The capital indexed bond is the most interesting of the index linked bonds. In this, the coupon remains constant and the principal value of the bond is adjusted for inflation or deflation by specific rates.
For example, consider a bond with a par value of 1000 naira, at issuance, a 5% annual coupon rate paid semiannually and a provision that the principal value will be adjusted for inflation or deflation. It is noticed that the inflation rate is 2% over the first period of 6 months.
Then the principal value of the bond is increased to 1020 naira and then the coupon payment for the 6months would be 2.5% of the new principal (1020) and that would give 25.5 naira.
So in the sense, the 5% coupon rate is the real rate of interest ie it is adjusted for inflation.
Equity Linked notes
They are debt securities with no coupon payments, like a zero coupon payment, but the principal at maturity is not fixed but dependent on an equity index. This means that the investor may gain or lose his money invested.
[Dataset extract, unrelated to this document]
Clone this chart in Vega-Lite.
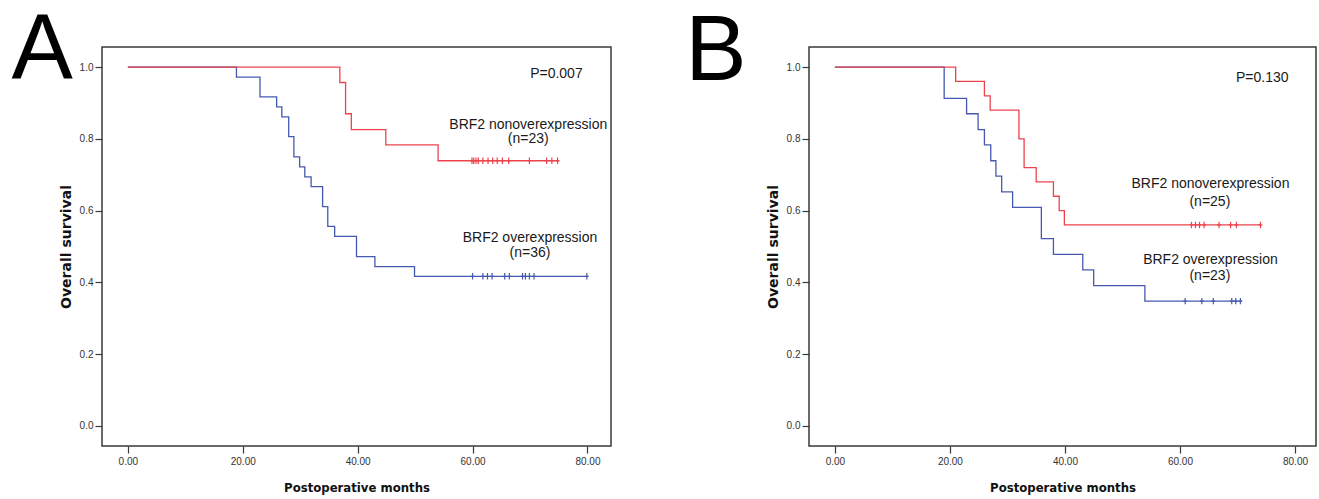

In a bond, there might be contingency provisions which describe suitable actions to be taken if an event occurs. They are referred to as embedded options in bond indentures.
Some embedded options are exercisable at the option of the issuer of the bond, and so are valuable to the issuer. Others are exercisable at the option of the purchaser of the bond and thus, have value to the bondholder.
Examples of embedded options are call options. A call option gives the issuer the right to redeem all or part of a bond at a specific price (if they choose)
Putable bond (Put option)
Put option gives the bondholder the right to sell the bond back to the issuing company at a pre-specified price. Here the embedded option has more value to the bond holder.
They are bonds with the option of being converted to common stock. This gives bondholders the opportunity to profit from increases in the value of common share. Convertible bonds are referred to as hybrid securities because they have properties of both debt and equity.
Warrants give bond holders the right to buy the firm’s common shares at a given price over a given period of time.